The bad guys, the American army, are after mineral wealth under the beautiful natural Pandoran environment, so innocence and ancient wisdom is doomed unless an all-American hero can save the day. Will he win against all the odds? Will he get the beautiful indigenous princess? Will he accepted as a warrior hero? Will the bad guys get their comeuppance?

Well, what do you think?

Actually, everyone on screen, including a now matronly Sigourney Weaver, act very convincingly and, if the movie wasn’t so damned long and its plot so glaringly obvious, I would have come out exhilarated and chastened by the message of peace, respect for the environment and for the wonders of modern cinematographic inventiveness.

In the end though, nothing was surprizing. The amazing beasts were all our old friends from the age of dinosaurs and the good guys and bad guys stuck strictly to the conventions we have long grown familiar with and the plot joined up all those dots which have delineated Hollywood scripts for nearly a hundred years.

Sadly, the cliches about a rich developed nation crushing apparently simpler traditional cultures in the pursuit of mineral wealth is also one which we are only too familiar with too – just by reading our daily newspapers.

The central idea, about the American marine who becomes an animated avatar is, apart from the wonders of 3-D, the one great idea which obviously sold the script to the money men. It is a story of our times and anyone who has ever got hooked on a virtual reality game will understand just how tempting it is to cross over from the real world into a more idealistic virtual environment.

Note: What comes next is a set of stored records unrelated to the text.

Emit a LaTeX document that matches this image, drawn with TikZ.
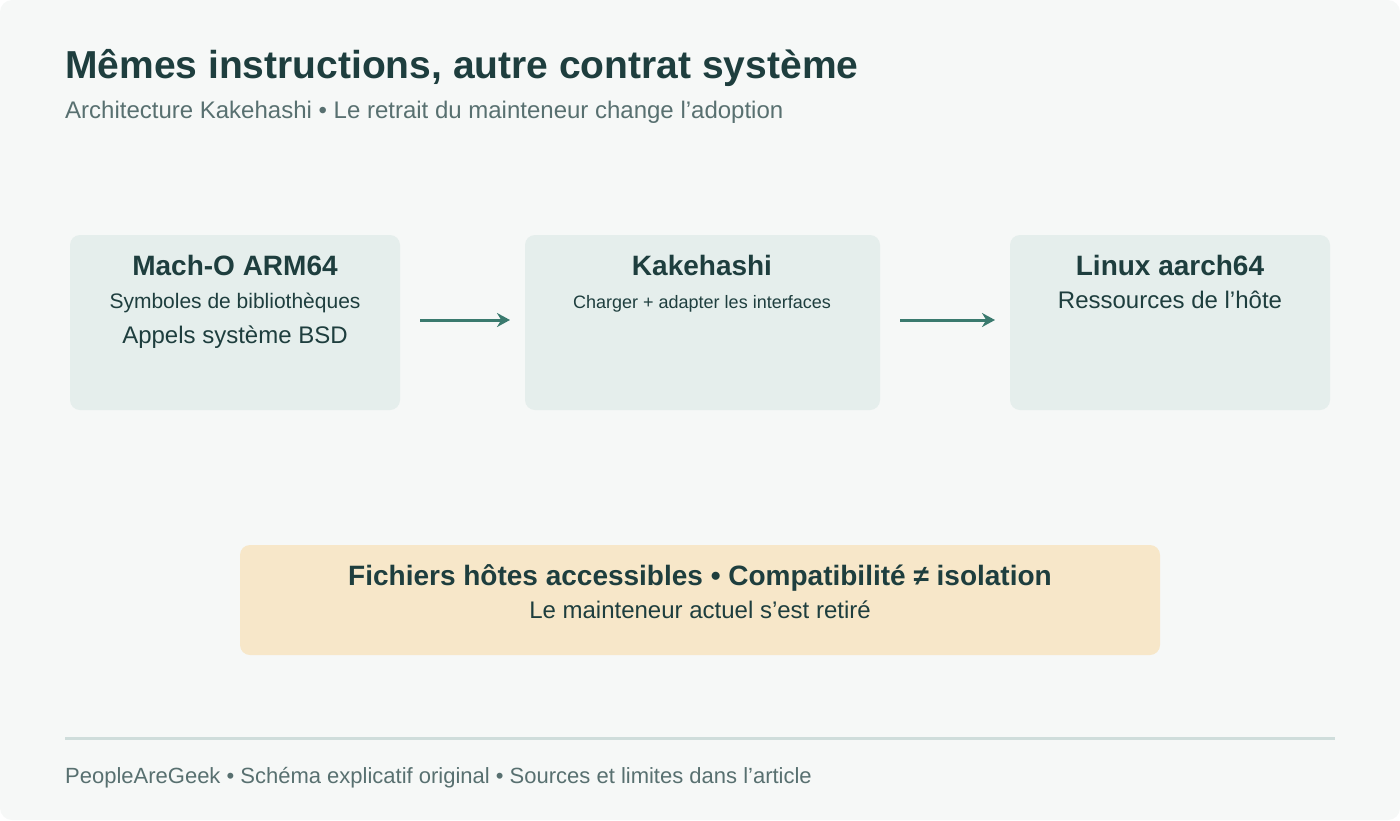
\documentclass[tikz,border=0pt]{standalone}
\usepackage{fontspec}
\setmainfont{Liberation Sans}
\usetikzlibrary{arrows.meta}
\definecolor{bg}{HTML}{F6F8F7}
\definecolor{boxc}{HTML}{E5EEEC}
\definecolor{dark}{HTML}{1E3E3E}
\definecolor{sub}{HTML}{587070}
\definecolor{arr}{HTML}{3A7A6E}
\definecolor{warn}{HTML}{F7E7C9}
\definecolor{rule}{HTML}{CFDDDB}
\tikzset{
 box/.style={fill=boxc,rounded corners=10pt,draw=none},
 wbox/.style={fill=warn,rounded corners=10pt,draw=none},
 btitle/.style={anchor=base,text=dark,font=\fontsize{28}{32}\selectfont\bfseries},
 bline/.style={anchor=base,text=dark,font=\fontsize{24}{28}\selectfont},
 bsmall/.style={anchor=base,text=dark,font=\fontsize{18}{22}\selectfont},
 conn/.style={draw=arr,line width=3pt,-{Stealth[length=13pt,width=14pt]}},
 note/.style={anchor=base west,text=sub,font=\fontsize{22}{26}\selectfont},
}
\begin{document}
\begin{tikzpicture}[x=1pt,y=-1pt]
\fill[bg,rounded corners=12pt] (0,0) rectangle (1400,820);
\useasboundingbox (0,0) rectangle (1400,820);
\node[anchor=base west,text=dark,font=\fontsize{39}{44}\selectfont\bfseries,inner sep=0] (title) at (65,78) {Mêmes instructions, autre contrat système};
\node[note,inner sep=0,font=\fontsize{24}{28}\selectfont] (subt) at (65,118) {Architecture Kakehashi • Le retrait du mainteneur change l’adoption};
\draw[box] (70,235) rectangle (400,410);
\node[btitle] (t1) at (235,275) {Mach-O ARM64};
\node[bsmall,font=\fontsize{21}{24}\selectfont] (l1a) at (235,308) {Symboles de bibliothèques};
\node[bline] (l1b) at (235,343) {Appels système BSD};
\draw[box] (525,235) rectangle (880,410);
\node[btitle] (t2) at (702,275) {Kakehashi};
\node[bsmall] (l2a) at (702,308) {Charger + adapter les interfaces};
\draw[box] (1010,235) rectangle (1330,410);
\node[btitle] (t3) at (1170,275) {Linux aarch64};
\node[bline] (l3a) at (1170,308) {Ressources de l’hôte};
\coordinate (a1s) at (420,320); \coordinate (a1e) at (510,320);
\coordinate (a2s) at (900,320); \coordinate (a2e) at (995,320);
\draw[conn] (a1s) -- (a1e);
\draw[conn] (a2s) -- (a2e);
\draw[wbox] (240,545) rectangle (1160,655);
\node[btitle] (w1) at (700,585) {Fichiers hôtes accessibles • Compatibilité ≠ isolation};
\node[bline] (w2) at (700,618) {Le mainteneur actuel s’est retiré};
\coordinate (r1) at (65,738); \coordinate (r2) at (1335,738);
\draw[rule,line width=3pt] (r1) -- (r2);
\node[note,inner sep=0] (foot) at (65,783) {PeopleAreGeek • Schéma explicatif original • Sources et limites dans l’article};
\end{tikzpicture}
\end{document}
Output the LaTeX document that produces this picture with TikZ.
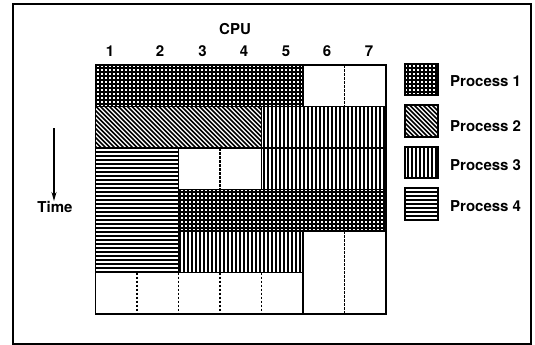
\documentclass[tikz,border=0pt]{standalone}
\usepackage{fontspec}
\setmainfont{TeX Gyre Heros}
\usetikzlibrary{arrows.meta}
\newcommand\pvlines[4]{\begin{scope}\clip (#1,#2) rectangle (#3,#4);
  \foreach \x in {92,96,...,444} \draw[pline] (\x,#2) -- (\x,#4);\end{scope}}
\newcommand\phlines[4]{\begin{scope}\clip (#1,#2) rectangle (#3,#4);
  \foreach \y in {60,64,...,320} \draw[pline] (#1,\y) -- (#3,\y);\end{scope}}
\newcommand\pdlines[4]{\begin{scope}\clip (#1,#2) rectangle (#3,#4);
  \foreach \c in {-240,-235.5,...,440} \draw[dline] (\c,0) -- ({\c+340},340);\end{scope}}
\newcommand\pgrid[4]{\begin{scope}\clip (#1,#2) rectangle (#3,#4);
  \foreach \x in {92,96,...,444} \draw[gline] (\x,#2) -- (\x,#4);
  \foreach \y in {60,64,...,320} \draw[gline] (#1,\y) -- (#3,\y);\end{scope}}
\begin{document}
\begin{tikzpicture}[x=1pt,y=-1pt,
  pline/.style={line width=1.8pt},
  dline/.style={line width=1.5pt},
  gline/.style={line width=2pt},
  cell/.style={draw=black,line width=1.8pt},
  sep/.style={draw=black,line width=1.8pt,dash pattern=on 2.5pt off 1.5pt},
  lab/.style={font=\fontsize{15}{17}\selectfont\bfseries,inner sep=0pt,anchor=base}]
\useasboundingbox (0,0) rectangle (535,345);
\draw[line width=2pt] (13,4) rectangle (531,344);
% header
\node[lab] (cpu) at (235,35) {CPU};
\foreach \n/\x in {1/110,2/160,3/202.5,4/244,5/286,6/327,7/369}
  \node[lab] (c\n) at (\x,56.5) {\n};
% chart fills
\pgrid{95.5}{65}{303}{106.5}
\pdlines{95.5}{106.5}{261.5}{148}
\pvlines{261.5}{106.5}{386}{189.5}
\phlines{95.5}{148}{178.5}{272.5}
\pgrid{178.5}{189.5}{386}{231}
\pvlines{178.5}{231}{303}{272.5}
% dashed separators
\draw[sep] (344.5,65) -- (344.5,106.5);
\draw[sep] (220,148) -- (220,189.5);
\draw[sep] (344.5,231) -- (344.5,314);
\foreach \x in {137,178.5,220,261.5,303}
  \draw[sep] (\x,272.5) -- (\x,314);
% outlines
\draw[cell] (95.5,65) rectangle (303,106.5);
\draw[cell] (303,65) rectangle (386,106.5);
\draw[cell] (95.5,106.5) rectangle (261.5,148);
\draw[cell] (261.5,106.5) rectangle (386,148);
\draw[cell] (95.5,148) rectangle (178.5,272.5);
\draw[cell] (178.5,148) rectangle (261.5,189.5);
\draw[cell] (261.5,148) rectangle (386,189.5);
\draw[cell] (178.5,189.5) rectangle (386,231);
\draw[cell] (178.5,231) rectangle (303,272.5);
\draw[cell] (303,231) rectangle (386,314);
\draw[cell] (95.5,272.5) rectangle (303,314);
% time arrow
\coordinate (ta) at (54,128);
\coordinate (tb) at (54,201);
\draw[line width=1.2pt,-{Stealth[length=9pt,width=5pt]}] (ta) -- (tb);
\node[lab] (time) at (55,212) {Time};
% legend
\pgrid{405}{64}{438}{95}
\pdlines{405}{105}{438}{137}
\pvlines{405}{147}{438}{178}
\phlines{405}{188}{438}{220}
\foreach \i/\ya/\yb/\yt in {1/64/95/86.7,2/105/137/131.7,3/147/178/170,4/188/220/211.7}{
  \draw[cell] (405,\ya) rectangle (438,\yb);
  \node[lab,anchor=base west] (l\i) at (450,\yt) {Process \i};
}
\end{tikzpicture}
\end{document}
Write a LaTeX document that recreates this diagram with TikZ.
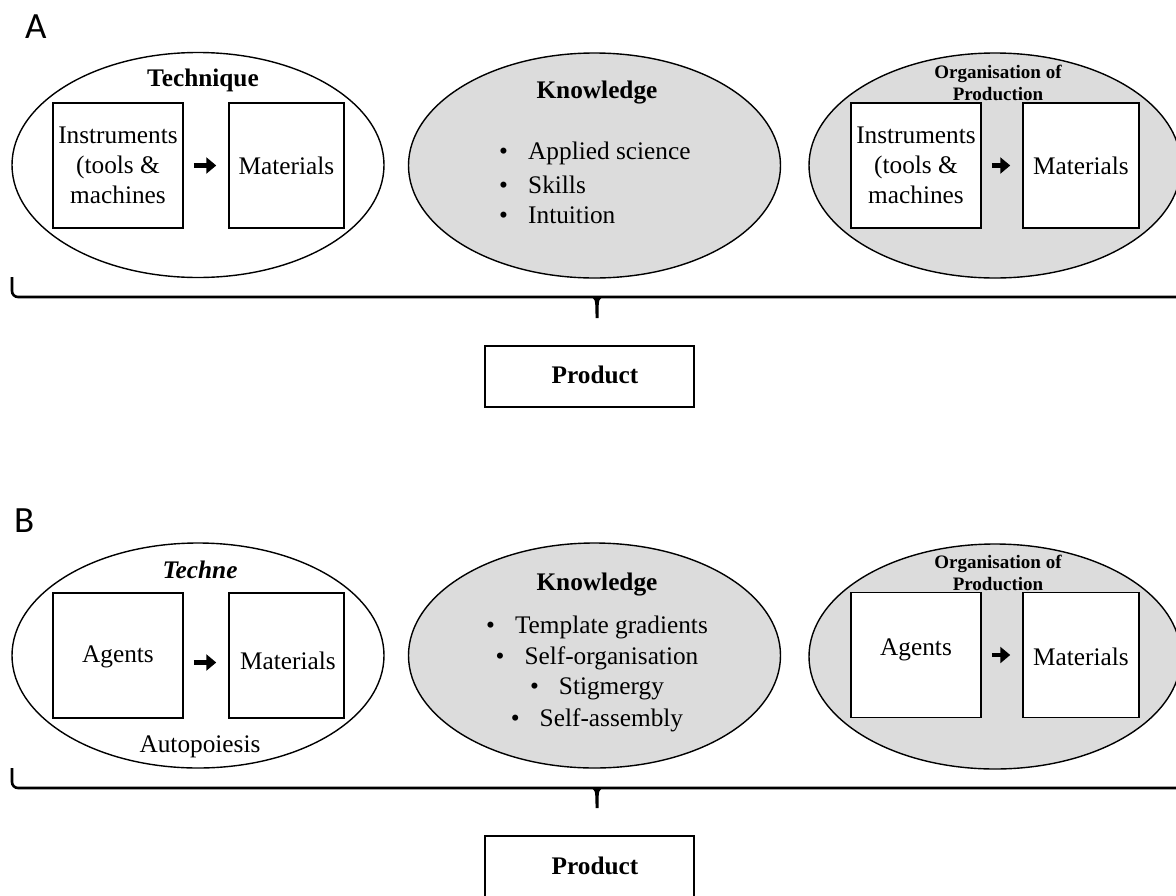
\documentclass[tikz,border=0pt]{standalone}
\usepackage{fontspec}
\setmainfont{Liberation Serif}
\newfontfamily\panelfont{Carlito}
\usetikzlibrary{shapes.geometric,arrows.meta}
\definecolor{ovalgray}{RGB}{220,220,220}
\newcommand\mybody{\fontsize{25.3}{30}\selectfont}
\newcommand\myorg{\fontsize{19}{22}\selectfont\bfseries}
\begin{document}
\begin{tikzpicture}[x=1pt,y=-1pt,
  oval/.style={ellipse, draw, line width=1.4pt, minimum width=372pt, minimum height=225pt, inner sep=0pt},
  grayoval/.style={oval, fill=ovalgray},
  whiteoval/.style={oval, fill=white},
  boxnode/.style={draw, line width=1.5pt, fill=white, inner sep=0pt, align=center, font=\mybody, minimum height=125pt},
  widebox/.style={boxnode, minimum width=130pt},
  narrowbox/.style={boxnode, minimum width=115pt},
  prodbox/.style={draw, line width=1.5pt, fill=white, inner sep=0pt, minimum width=209pt, minimum height=61pt},
  txt/.style={font=\mybody, inner sep=0pt},
  boldtxt/.style={font=\mybody\bfseries, inner sep=0pt},
  orgtxt/.style={font=\myorg, align=center, inner sep=0pt},
  panel/.style={font=\panelfont\fontsize{37}{40}\selectfont, anchor=base west, inner sep=0pt},
  conn/.style={line width=4.2pt, -{Triangle[length=10pt,width=16pt]}, shorten <=10pt, shorten >=12pt},
  bracepath/.style={line width=2.6pt, rounded corners=6pt},
  bulletline/.style={txt, anchor=west}
]
\useasboundingbox (0,0) rectangle (1176,895);
\clip (0,0) rectangle (1176,895);

% ---------------- Panel A ----------------
\node[panel] (labA) at (25,38) {A};

\node[whiteoval] (techA) at (198,165) {};
\node[grayoval] (knowA) at (594.5,165.5) {};
\node[grayoval] (orgA) at (995,165.5) {};

\node[boldtxt] (techAtitle) at (203,80) {Technique};
\node[widebox] (instA) at (118,165.5) {Instruments\\(tools \&\\machines};
\node[narrowbox] (matA) at (286.5,165.5) {Materials};
\draw[conn] (instA) -- (matA);

\node[boldtxt] (knowAtitle) at (597,93) {Knowledge};
\node[bulletline] (ka1) at (499,153) {\makebox[29pt][l]{•}Applied science};
\node[bulletline] (ka2) at (499,185) {\makebox[29pt][l]{•}Skills};
\node[bulletline] (ka3) at (499,215) {\makebox[29pt][l]{•}Intuition};

\node[widebox] (instA2) at (916,165.5) {Instruments\\(tools \&\\machines};
\node[narrowbox, minimum width=116pt] (matA2) at (1081,165.5) {Materials};
\draw[conn] (instA2) -- (matA2);
\node[orgtxt] (orgAtitle) at (998,83) {Organisation of\\Production};

% brace A
\coordinate (bAl) at (12,277);
\coordinate (bAr) at (1190,297);
\coordinate (bAtip) at (597,318);
\draw[bracepath] (bAl) |- (bAr);
\fill (588,296) .. controls (595.5,298) .. (595.5,318) -- (598.5,318) .. controls (598.5,298) .. (606,296) -- cycle;

\node[prodbox] (prodA) at (589.5,376.5) {};
\node[boldtxt] (prodAt) at (595,375) {Product};

% ---------------- Panel B ----------------
\node[panel] (labB) at (14,532) {B};

\node[whiteoval] (techB) at (198,655.5) {};
\node[grayoval] (knowB) at (594.5,655.5) {};
\node[grayoval] (orgB) at (995,656.5) {};

\node[boldtxt, font=\mybody\bfseries\itshape] (techBtitle) at (200,570) {Techne};
\node[widebox] (agB) at (118,655.5) {};
\node[txt] (agBt) at (118,657) {Agents};
\node[narrowbox] (matB) at (286.5,655.5) {};
\node[txt] (matBt) at (288,661) {Materials};
\draw[conn] ([yshift=-7pt]agB.east) -- ([yshift=-7pt]matB.west);
\node[txt] (autop) at (200,747) {Autopoiesis};

\node[boldtxt] (knowBtitle) at (597,585) {Knowledge};
\node[txt] (kb1) at (597,627) {•\hspace{20pt}Template gradients};
\node[txt] (kb2) at (597,658) {•\hspace{20pt}Self-organisation};
\node[txt] (kb3) at (597,689) {•\hspace{20pt}Stigmergy};
\node[txt] (kb4) at (597,720) {•\hspace{20pt}Self-assembly};

\node[widebox] (agB2) at (916,655) {};
\node[txt] (agB2t) at (916,650) {Agents};
\node[narrowbox, minimum width=116pt] (matB2) at (1081,655) {};
\node[txt] (matB2t) at (1081,657) {Materials};
\draw[conn] (agB2) -- (matB2);
\node[orgtxt] (orgBtitle) at (998,573) {Organisation of\\Production};

% brace B
\coordinate (bBl) at (12,768);
\coordinate (bBr) at (1190,788);
\draw[bracepath] (bBl) |- (bBr);
\fill (588,787) .. controls (595.5,789) .. (595.5,808) -- (598.5,808) .. controls (598.5,789) .. (606,787) -- cycle;

\node[prodbox] (prodB) at (589.5,866.5) {};
\node[boldtxt] (prodBt) at (595,866) {Product};
\end{tikzpicture}
\end{document}
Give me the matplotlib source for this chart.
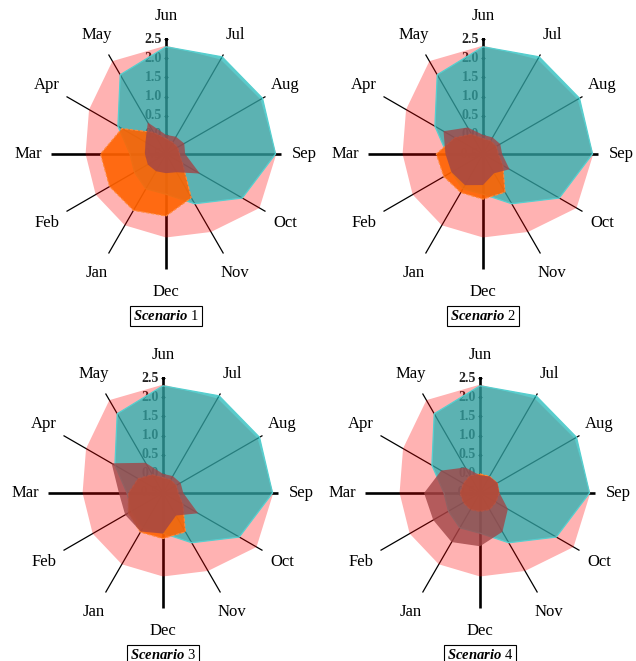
import numpy as np
import matplotlib.pyplot as plt

plt.rcParams['font.family'] = ['Liberation Serif', 'DejaVu Serif']
plt.rcParams['mathtext.fontset'] = 'custom'
plt.rcParams['mathtext.rm'] = 'Liberation Serif'
plt.rcParams['mathtext.bfit'] = 'Liberation Serif:bold:italic'

months = ['Jun', 'Jul', 'Aug', 'Sep', 'Oct', 'Nov', 'Dec', 'Jan', 'Feb', 'Mar', 'Apr', 'May']
ticks = [-0.5, 0.0, 0.5, 1.0, 1.5, 2.0, 2.5]
tick_labels = ['-0.5', '0.0', '0.5', '1.0', '1.5', '2.0', '2.5']
scenarios = ['1', '2', '3', '4']

# series shared by every scenario
pink_vals = [2.33, 2.35, 2.35, 2.38, 2.32, 1.85, 1.68, 1.65, 1.62, 1.60, 1.82, 2.30]
teal_vals = [2.30, 2.43, 2.41, 2.36, 1.80, 1.00, 0.55, 0.55, 0.45, 0.44, 0.95, 1.89]

# scenario-specific series
orange_s1 = [-0.10, -0.15, -0.15, -0.15, 0.00, 0.82, 1.12, 1.20, 1.20, 1.21, 0.83, 0.15]
orange_s2 = [-0.10, -0.10, -0.10, -0.10, 0.10, 0.65, 0.68, 0.66, 0.68, 0.72, 0.35, 0.10]
orange_s3 = [-0.10, -0.10, -0.10, -0.10, 0.10, 0.67, 0.69, 0.68, 0.55, 0.40, 0.25, 0.05]
orange_s4 = [0.00, 0.00, 0.02, 0.00, -0.02, 0.00, -0.02, 0.00, 0.00, 0.02, 0.00, 0.02]

dark_s1 = [0.00, 0.02, 0.05, 0.00, 0.52, 0.05, 0.00, 0.02, 0.05, 0.05, 0.12, 0.45]
dark_s2 = [0.00, 0.00, 0.02, 0.00, 0.30, 0.08, 0.31, 0.44, 0.45, 0.48, 0.69, 0.30]
dark_s3 = [0.00, 0.01, 0.03, 0.03, 0.56, 0.18, 0.56, 0.66, 0.64, 0.65, 1.05, 0.41]
dark_s4 = [-0.04, 0.00, 0.03, 0.01, 0.34, 0.67, 0.89, 0.98, 0.91, 0.96, 0.67, 0.27]

orange_all = [orange_s1, orange_s2, orange_s3, orange_s4]
dark_all = [dark_s1, dark_s2, dark_s3, dark_s4]

W, H = 636, 661
PX = 38.3            # pixels per radial unit
RMIN, RMAX = -0.5, 3.3
half = (RMAX - RMIN) * PX
centers = [(166, 154), (483, 154), (163, 493), (480, 493)]

theta = np.arange(12) * 2 * np.pi / 12


def closed(v):
    return np.append(theta, theta[0]), np.append(v, v[0])


fig = plt.figure(figsize=(W / 100, H / 100), dpi=100)

for k, (cx, cy) in enumerate(centers):
    ax = fig.add_axes([(cx - half) / W, (H - cy - half) / H, 2 * half / W, 2 * half / H],
                      projection='polar')
    ax.set_theta_zero_location('N')
    ax.set_theta_direction(-1)
    ax.set_ylim(RMIN, RMAX)
    ax.set_axis_off()

    # spokes, the four cardinal ones heavier
    for i, th in enumerate(theta):
        ax.plot([th, th], [RMIN, 2.5], color='black', lw=1.9 if i % 3 == 0 else 0.9,
                solid_capstyle='butt', zorder=1)
    ax.plot(np.zeros(len(ticks)), ticks, ls='none', marker='_', ms=3, mew=0.8,
            color='black', zorder=1)
    for t, lab in zip(ticks, tick_labels):
        ax.annotate(lab, xy=(0, t), xytext=(-3, 0), textcoords='offset points',
                    ha='right', va='center', fontsize=10, fontweight='bold', zorder=1,
                    color='#222222', annotation_clip=False)

    ax.fill(*closed(pink_vals), facecolor=(1, 0, 0, 0.3), edgecolor='none', zorder=2)
    ax.fill(*closed(teal_vals), facecolor=(0.09, 0.70, 0.70, 0.70), edgecolor='#55cfcf',
            lw=0.9, zorder=3)
    ax.fill(*closed(orange_all[k]), facecolor=(1.0, 0.39, 0.0, 0.9), edgecolor='#ff8a3c',
            lw=0.8, ls=(0, (3, 1.5)), zorder=4)
    ax.fill(*closed(dark_all[k]), facecolor=(0.63, 0.27, 0.28, 0.8), edgecolor='none',
            zorder=5)

    for th, m in zip(theta, months):
        ax.text(th, 3.1, m, ha='center', va='center', fontsize=12, clip_on=False, zorder=6)

    ax.text(0.5, 0.5 - 162 / (2 * half), r'$\mathbfit{Scenario}$ ' + scenarios[k],
            transform=ax.transAxes, ha='center', va='center', fontsize=10.5, clip_on=False,
            bbox=dict(boxstyle='square,pad=0.2', fc='white', ec='black', lw=0.8), zorder=6)

fig.savefig('out.png', dpi=100)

Whatever else you may think about this film, it has to be seen for its introduction of three-dimensional cinema even though it won’t be long before some of its more gimmicky moments will look as quaintly old-fashioned as those big plastic glasses that we all have to wear.

3 Comments

  1. I'm just waiting for the subtitled 3D version to be available next week in London cinemas, and getting quite excited about the sheer 3Dness of the 3D that everyone keeps going on about. Sounds quite spectacular, even if the actual James Cameron content is predictable Hollywood fare. Apparently the subtitles look rather spectacular in 3D too. The Charles Dickens thing was the first 3D film to be subtitled.

  2. It is definitely worth going to see for the 3-D alone. I really felt like it was a revolution visually even if it is not all perfect.

    The Hollywood liberal ethics are fine and undemanding but painfully predictable in such a long film.

  3. The titles were worth watching in their own right with the lettering appearing somewhere in the middle of the room…..subtitles, I hope, will be just as entertainingly placed.